A disruption in the market for e-cigarettes and vaping products would create a “genuine risk” of adult former smokers returning to more harmful traditional cigarettes, the FDA said.
Gregory Conley, president of the American Vaping Association, said it makes sense for the FDA to delay its review, but he expressed concern that the agency’s guidelines will surrender the market to large tobacco companies and cost manufacturers millions of dollars to keep a product on the market.
“It is perverse that cigarette companies get to subsidize their applications for reduced-harm products with money made by selling products that are killing people,” Mr.
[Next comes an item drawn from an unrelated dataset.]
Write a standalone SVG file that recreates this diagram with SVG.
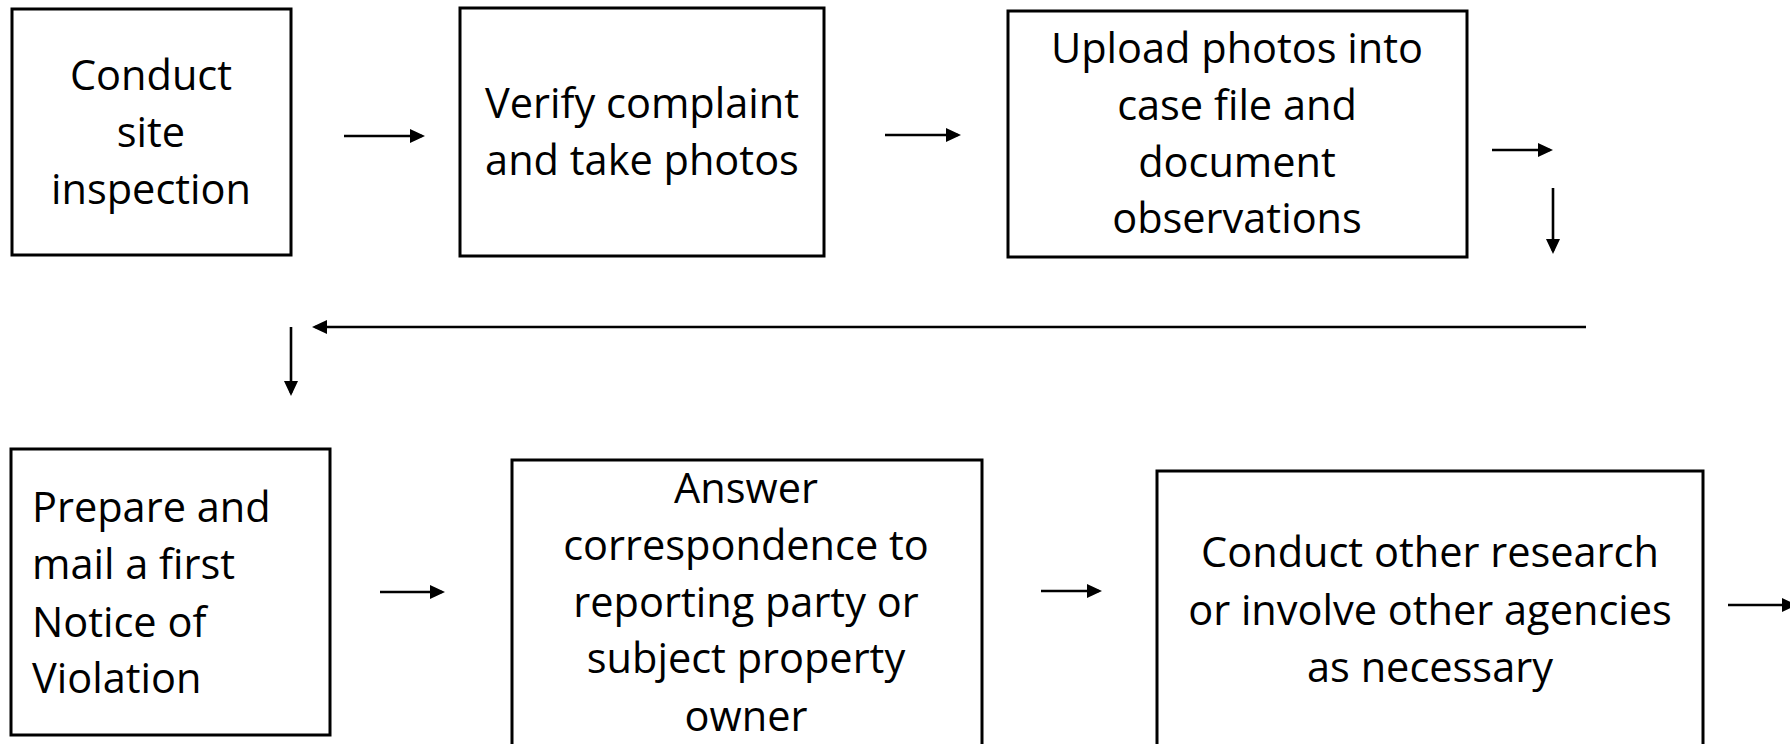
<svg xmlns="http://www.w3.org/2000/svg" width="1790" height="744" viewBox="0 0 1790 744">
  <style>
    .box { fill: #ffffff; stroke: #000000; stroke-width: 3; }
    .lbl { font-family: "Open Sans", "Liberation Sans", sans-serif; font-size: 41.5px; fill: #000000; }
    .c { text-anchor: middle; }
    .conn { stroke: #000000; stroke-width: 2.6; fill: none; marker-end: url(#ah); }
  </style>
  <defs>
    <marker id="ah" markerUnits="userSpaceOnUse" markerWidth="16" markerHeight="16" refX="12" refY="7" orient="auto">
      <path d="M0,0 L15,7 L0,14 z" fill="#000000"/>
    </marker>
  </defs>
  <rect width="1790" height="744" fill="#ffffff"/>

  <g id="n1">
    <rect class="box" x="12" y="9" width="279" height="246"/>
    <text class="lbl c" x="151" y="90">Conduct</text>
    <text class="lbl c" x="151" y="147">site</text>
    <text class="lbl c" x="151" y="204">inspection</text>
  </g>
  <g id="n2">
    <rect class="box" x="460" y="8" width="364" height="248"/>
    <text class="lbl c" x="642" y="118">Verify complaint</text>
    <text class="lbl c" x="642" y="175">and take photos</text>
  </g>
  <g id="n3">
    <rect class="box" x="1008" y="11" width="459" height="246"/>
    <text class="lbl c" x="1237" y="63">Upload photos into</text>
    <text class="lbl c" x="1237" y="120">case file and</text>
    <text class="lbl c" x="1237" y="177">document</text>
    <text class="lbl c" x="1237" y="233">observations</text>
  </g>
  <g id="n4">
    <rect class="box" x="11" y="449" width="319" height="286"/>
    <text class="lbl" x="32" y="522">Prepare and</text>
    <text class="lbl" x="32" y="579">mail a first</text>
    <text class="lbl" x="32" y="637">Notice of</text>
    <text class="lbl" x="32" y="693">Violation</text>
  </g>
  <g id="n5">
    <rect class="box" x="512" y="460" width="470" height="300"/>
    <text class="lbl c" x="746" y="503">Answer</text>
    <text class="lbl c" x="746" y="560">correspondence to</text>
    <text class="lbl c" x="746" y="617">reporting party or</text>
    <text class="lbl c" x="746" y="673">subject property</text>
    <text class="lbl c" x="746" y="731">owner</text>
  </g>
  <g id="n6">
    <rect class="box" x="1157" y="471" width="546" height="290"/>
    <text class="lbl c" x="1430" y="567">Conduct other research</text>
    <text class="lbl c" x="1430" y="625">or involve other agencies</text>
    <text class="lbl c" x="1430" y="682">as necessary</text>
  </g>

  <g id="connectors">
    <line class="conn" x1="344" y1="136" x2="422" y2="136"/>
    <line class="conn" x1="885" y1="135" x2="958" y2="135"/>
    <line class="conn" x1="1492" y1="150" x2="1550" y2="150"/>
    <line class="conn" x1="1553" y1="188" x2="1553" y2="251"/>
    <line class="conn" x1="1586" y1="327" x2="315" y2="327"/>
    <line class="conn" x1="291" y1="327" x2="291" y2="393"/>
    <line class="conn" x1="380" y1="592" x2="442" y2="592"/>
    <line class="conn" x1="1041" y1="591" x2="1099" y2="591"/>
    <line class="conn" x1="1728" y1="605" x2="1794" y2="605"/>
  </g>
</svg>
Conley told The Times. “Meanwhile, independent companies don’t have access to the huge amount of resources that will be necessary to remain in business in America.”
He said the FDA regulations could force thousands of vaping retailers and manufacturers out of business.
“What we fear is that FDA regulations is actually going to worsen public health by decreasing the attractiveness of these products to adult smokers such as by removing nearly every flavor of vaping products from the market,” Mr. Conley said.
He said the vast majority of youth e-cigarette use is experimental.
Mr. Henigan, though, said data shows an increasing number of young people using vaping products for longer periods, indicating “far more than experimental use” and signs of addiction.